Overconfidence Bias: Success can easily inflate a trader’s confidence. Overconfident investors believe they can consistently time the market or identify winning stocks. However, studies reveal that frequent traders-often driven by overconfidence-tend to underperform passive investors due to higher transaction costs and poor timing. Early wins can cloud judgment, leading to excessive risk-taking.
Herd Mentality: Humans are naturally inclined to follow the crowd. In financial markets, this manifests when investors buy at peaks driven by euphoria and sell at lows out of fear. The Indian markets have seen this repeatedly-from the dot-com bubble to the cryptocurrency mania. Following the herd often means entering or exiting trades at exactly the wrong time.
Anchoring Bias: Many traders fixate on arbitrary numbers such as purchase prices or past highs. For example, an investor who bought a stock at ₹100 might refuse to sell it at ₹85, even if fundamentals suggest its fair value is only ₹70. Anchoring prevents rational evaluation based on current information.
The Financial Impact of Emotional Investing
Emotional decisions can severely undermine portfolio performance. According to research by DALBAR Inc., the average investor underperforms the market by a wide margin due to poor timing caused by emotional reactions. Over decades, these small missteps compound, cutting long-term returns by more than half.
Market timing-trying to predict when to enter or exit-is notoriously difficult. Missing just the 10 best trading days in 20 years can reduce returns by over 50%. In volatile markets like India’s, where indices such as NIFTY 50 and SENSEX often swing 2–3% daily, emotional reactions are even more likely.
Strategies to Overcome Emotional Investing
Mastering trading psychology requires discipline, planning, and emotional awareness.
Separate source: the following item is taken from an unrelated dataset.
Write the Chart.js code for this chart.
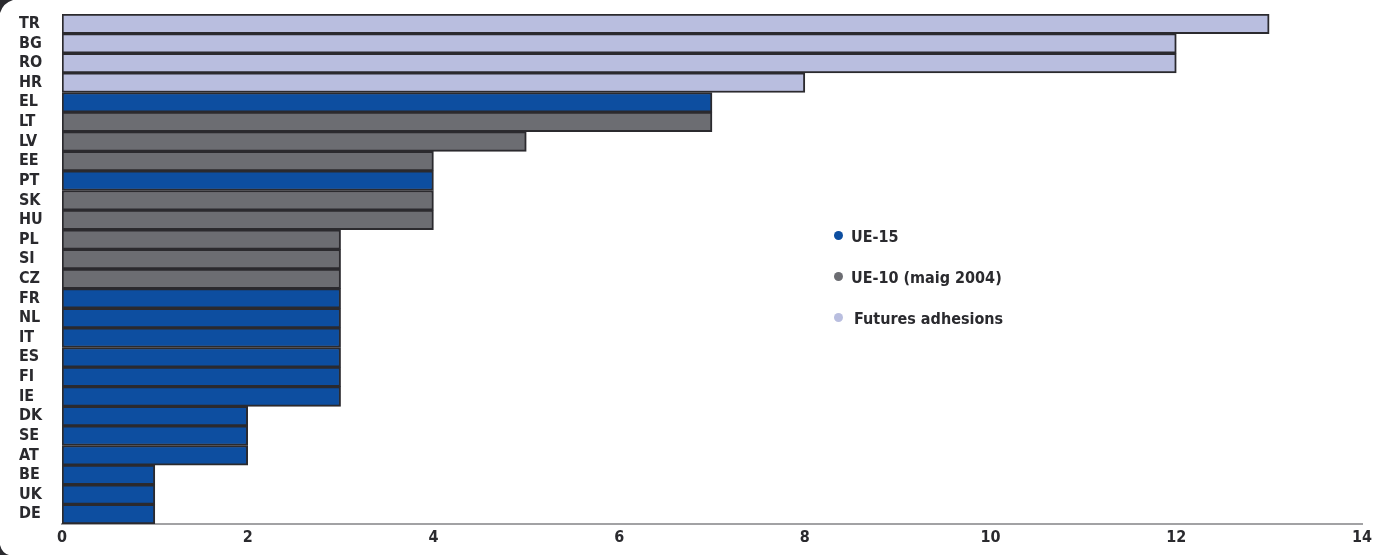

Below are some practical strategies that help investors build consistency and avoid common psychological traps.
1. Develop a Written Trading Plan:A detailed trading plan acts as an emotional safeguard. It should outline clear entry and exit criteria, position sizes (typically 1–3% of capital per trade), and stop-loss limits. During volatile periods, this plan serves as a guide to prevent impulsive decisions.
2. Automate Risk Controls:Automation eliminates emotion from critical decisions. Using stop-loss and take-profit orders ensures trades are executed based on logic, not fear or greed. Many professional traders risk only 1–2% of their total capital per trade, protecting their portfolios even after a series of losses.
3. Practice Rupee-Cost Averaging:Rupee-cost averaging (the Indian equivalent of dollar-cost averaging) involves investing a fixed amount regularly, regardless of market conditions. For instance, investing ₹41,500 monthly in a diversified mutual fund promotes discipline and consistency. This method buys more units when prices are low and fewer when high, reducing regret and timing pressure.
4. Maintain a Trading Journal:Documenting every trade-along with the emotions behind it-can reveal behavioral patterns. Recording entries, exits, and emotional states helps traders identify triggers that lead to poor decisions. Reviewing this data over time improves self-awareness and discipline.
5. Incorporate Mindfulness and Stress Management:Mindfulness practices, such as meditation and deep breathing, help traders stay calm during volatility. Studies show that just 10–15 minutes of daily meditation can reduce stress hormones by over 50%. Mindfulness promotes clear thinking and prevents impulsive reactions to market fluctuations.

Building Long-Term Discipline
Successful investing is not about winning every trade but maintaining discipline over the long run. Understanding the power of compounding can strengthen patience-at a 12% annual return, a portfolio doubles every six years. Staying invested through ups and downs is key to capturing these long-term gains.
Viewing losses as lessons rather than failures is equally important. Every professional trader experiences losing trades, but what separates winners is their ability to learn, adapt, and avoid revenge trading. Keeping losses small and analyzing mistakes ensures continuous improvement.
The Indian Context: Cultural and Technological Influences
In India, cultural factors often influence trading psychology. The desire to “save face” may prevent investors from admitting mistakes, while social pressure or stories of friends’ profits can trigger FOMO (fear of missing out). Festive seasons also bring market volatility as optimism or pessimism peaks among retail investors.
Technology offers both advantages and challenges. Automated platforms, AI-driven analytics, and trading bots can help enforce discipline. At the same time, constant notifications and social media updates increase anxiety and encourage overtrading. The key lies in using technology as a tool-not letting it dictate your emotions.
Conclusion: The Road to Emotional Mastery
Emotional investing is one of the biggest obstacles to long-term success. The best traders are not necessarily the smartest or most analytical-they are the most disciplined. Developing emotional resilience, following structured strategies, and practicing mindfulness transform trading from a gamble into a systematic pursuit.
Ultimately, markets will always test your patience and psychology. By understanding your emotional triggers and maintaining a process-driven approach, you can harness the power of disciplined investing and avoid the costly pitfalls of emotional decisions. Success in trading isn’t just about reading charts-it’s about mastering your mind.